Furthermore, in 1980, Argentina and other Latin-American countries, entered into the Treaty of Montevideo, which created the ALADI. Section 48 of this treaty contains the so-called “most-favored-nation” clause, by virtue of which persons from member countries of the ALADI cannot receive a less favorable treatment than the one given to persons from countries not members of the ALADI.
The application of this “most-favored-nation” clause to the Tax on Personal Assets generated a great number of inquiries and uncertainties. The Federal Taxation Office (“Dirección Nacional de Impuestos” – “FTO”) issued Memorandum N° 1000/2002 stating that provided the Tax on Personal Assets is not applicable to shares and other equity interest held by residents of Spain or Switzerland –countries not members of the ALADI- the tax could not be applicable to shares and other equity interest held by residents of countries members of the ALADI. Specifically, the FTO stated that the Tax on Personal Assets is not applicable to shares and other equity interest held by residents of Brazil or Uruguay.
The FTO added that said conclusion was not applicable when the shareholders were residents of countries members of the ALADI which had entered into specific international conventions with Argentina before the execution of the Treaty of Montevideo, and said conventions provided, specifically, a different treatment. This is the case of Bolivia and, as of the date of Ruling No 1000/2002, Chile, because under the conventions for the avoidance of double taxation entered into with said countries, Argentina could levy shares or other equity interest of Argentine companies when held by residents of said countries. This situation caused the convention with Chile to be provisionally amended in order to cause the residents of Chile to be treated equally as those from Spain and Switzerland.
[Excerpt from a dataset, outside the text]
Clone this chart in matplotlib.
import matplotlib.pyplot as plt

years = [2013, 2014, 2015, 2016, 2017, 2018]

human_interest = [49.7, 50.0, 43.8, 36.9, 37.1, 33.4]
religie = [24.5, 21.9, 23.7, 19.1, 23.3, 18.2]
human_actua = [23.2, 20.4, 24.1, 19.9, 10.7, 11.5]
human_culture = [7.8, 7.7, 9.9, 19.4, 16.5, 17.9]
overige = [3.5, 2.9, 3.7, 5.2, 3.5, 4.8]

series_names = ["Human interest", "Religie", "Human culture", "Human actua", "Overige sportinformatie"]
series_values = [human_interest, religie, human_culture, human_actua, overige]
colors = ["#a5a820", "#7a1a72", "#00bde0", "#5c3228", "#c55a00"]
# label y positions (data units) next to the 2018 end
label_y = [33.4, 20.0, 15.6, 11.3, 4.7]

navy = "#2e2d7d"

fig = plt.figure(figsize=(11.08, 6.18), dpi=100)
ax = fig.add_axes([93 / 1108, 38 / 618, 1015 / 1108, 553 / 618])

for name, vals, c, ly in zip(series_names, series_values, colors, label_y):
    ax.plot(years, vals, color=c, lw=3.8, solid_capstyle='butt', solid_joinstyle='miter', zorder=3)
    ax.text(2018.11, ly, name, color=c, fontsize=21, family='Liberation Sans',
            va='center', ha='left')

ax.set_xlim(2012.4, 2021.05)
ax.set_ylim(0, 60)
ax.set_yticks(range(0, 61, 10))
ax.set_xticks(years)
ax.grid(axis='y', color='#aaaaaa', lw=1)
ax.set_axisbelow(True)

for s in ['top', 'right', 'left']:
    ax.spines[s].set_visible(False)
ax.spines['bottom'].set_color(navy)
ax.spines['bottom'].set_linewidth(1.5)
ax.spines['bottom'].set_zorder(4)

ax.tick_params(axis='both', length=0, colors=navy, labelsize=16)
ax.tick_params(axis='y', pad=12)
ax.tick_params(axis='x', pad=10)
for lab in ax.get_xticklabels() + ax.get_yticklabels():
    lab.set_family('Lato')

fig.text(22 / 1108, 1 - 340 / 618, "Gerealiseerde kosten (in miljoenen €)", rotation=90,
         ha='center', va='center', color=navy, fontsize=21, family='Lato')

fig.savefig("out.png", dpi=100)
The General Attorney recently issued two rulings analyzing this subject matter. In Ruling No 170/2006 the General Attorney made a general analysis of the “most favored nation” clause established in section 48 of the Treaty of Montevideo and its application to taxation, and in Ruling No 192/2006 analyzed the application of said clause to the specific case of a Brazilian company shareholder of an Argentine one.
In said rulings the General Attorney contradicts the previous rulings of the FTO, holding that shares and other equity interest in Argentine companies held by residents of countries members of the ALADI are subject to Tax on Personal Assets. The main argument of the General Attorney’s rulings was that the “most favored nation” clause is only applicable within the scope of the Treaty of Montevideo and that this treaty does not include tax matters, nor pursues the harmonization of internal taxes of its members; but that it was aimed to establish a common Latin-American market. In this sense it was remarked that the Treaty of Montevideo only contains tax issues related to custom duties applicable to the trade of goods and that tax issues were not considered in the regional agreements executed within its scope.
The General Attorney also understood that from the previous conventions entered into by Argentina, it could be understood that tax issues are excluded from the scope of the “most favored nation” contained in treaties to protect and promote investments, such as the Treaty of Montevideo.
Finally, the General Attorney referred to the amendment made to the Tax on Personal Assets law, which incorporated the provision pursuant to which the Argentine company must pay the tax. This amendment was aimed to levy shares held by holdings or trusts located abroad and in the relevant parliamentary hearings it was argued that one of the methods commonly used in order to avoid this tax was to set domicile in Uruguay, a member country of the ALADI.
These rulings of the General Attorney have a weak legal basis and create a great uncertainty to taxpayers, since up to now it was understood that, in accordance with the Rulings of the FTO, the Tax on Personal Assets was not applicable to shares and equity interest of Brazilian and Uruguayan residents. Furthermore, these rulings are also inconsistent with the amendments to the convention for the avoidance of double taxation entered with Chile, since the Argentine government had pointed out that such amendment was introduced in order to allow residents from Chile to enjoy the same tax treatment as the one granted to the rest of the members of the ALADI, such as Brazil and Uruguay.
This insight is a brief comment on legal news in Argentina; it does not purport to be an exhaustive analysis or to provide legal advice.